> [INFORMATION SUPPLIED]:
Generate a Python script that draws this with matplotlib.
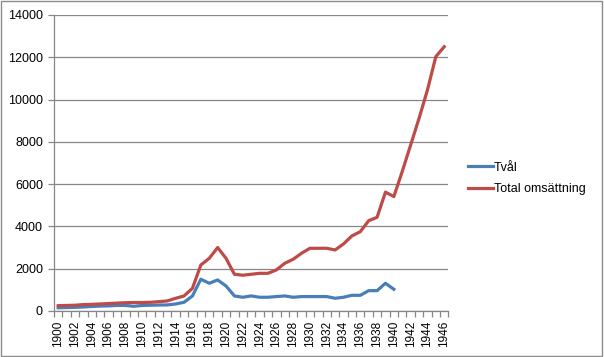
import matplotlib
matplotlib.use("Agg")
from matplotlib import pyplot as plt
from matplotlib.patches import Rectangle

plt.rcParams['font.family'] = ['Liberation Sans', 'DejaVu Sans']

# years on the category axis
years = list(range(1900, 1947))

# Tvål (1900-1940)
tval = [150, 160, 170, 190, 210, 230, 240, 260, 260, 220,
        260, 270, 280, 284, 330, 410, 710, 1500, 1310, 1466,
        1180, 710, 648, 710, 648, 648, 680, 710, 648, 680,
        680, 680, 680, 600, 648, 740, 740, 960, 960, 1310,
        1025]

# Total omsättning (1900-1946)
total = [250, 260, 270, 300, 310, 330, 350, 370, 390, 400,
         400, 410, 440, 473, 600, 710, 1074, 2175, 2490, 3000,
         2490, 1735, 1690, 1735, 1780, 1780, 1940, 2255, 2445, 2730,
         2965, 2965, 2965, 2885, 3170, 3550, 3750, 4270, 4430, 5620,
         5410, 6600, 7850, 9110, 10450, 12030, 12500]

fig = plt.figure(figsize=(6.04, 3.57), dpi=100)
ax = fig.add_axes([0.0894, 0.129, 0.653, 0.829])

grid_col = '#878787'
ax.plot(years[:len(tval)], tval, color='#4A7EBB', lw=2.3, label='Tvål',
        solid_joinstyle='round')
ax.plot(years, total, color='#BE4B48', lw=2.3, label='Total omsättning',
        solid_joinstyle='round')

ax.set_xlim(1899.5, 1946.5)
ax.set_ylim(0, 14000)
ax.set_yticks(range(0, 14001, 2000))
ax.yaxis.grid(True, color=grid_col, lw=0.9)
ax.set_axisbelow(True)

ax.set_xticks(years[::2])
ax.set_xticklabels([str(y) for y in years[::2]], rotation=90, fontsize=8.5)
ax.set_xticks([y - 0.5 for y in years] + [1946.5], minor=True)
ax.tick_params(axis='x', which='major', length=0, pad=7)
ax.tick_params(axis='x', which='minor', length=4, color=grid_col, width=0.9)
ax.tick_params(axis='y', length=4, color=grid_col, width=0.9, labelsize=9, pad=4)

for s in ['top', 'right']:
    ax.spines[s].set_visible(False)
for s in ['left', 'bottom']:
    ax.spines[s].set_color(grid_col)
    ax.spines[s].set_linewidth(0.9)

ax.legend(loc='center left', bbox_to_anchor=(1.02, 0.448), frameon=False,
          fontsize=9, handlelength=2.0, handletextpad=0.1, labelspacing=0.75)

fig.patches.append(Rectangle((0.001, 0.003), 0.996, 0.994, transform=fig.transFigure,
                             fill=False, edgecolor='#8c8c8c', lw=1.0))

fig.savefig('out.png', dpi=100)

> [YOUR INSTRUCTIONS]: Restate the data word for word from its first line through the line with "years = list(range(1900, 1947))", leaving out any picture along the way.

> [TASK SOLUTION]:
Generate a Python script that draws this with matplotlib.
import matplotlib
matplotlib.use("Agg")
from matplotlib import pyplot as plt
from matplotlib.patches import Rectangle

plt.rcParams['font.family'] = ['Liberation Sans', 'DejaVu Sans']

# years on the category axis
years = list(range(1900, 1947))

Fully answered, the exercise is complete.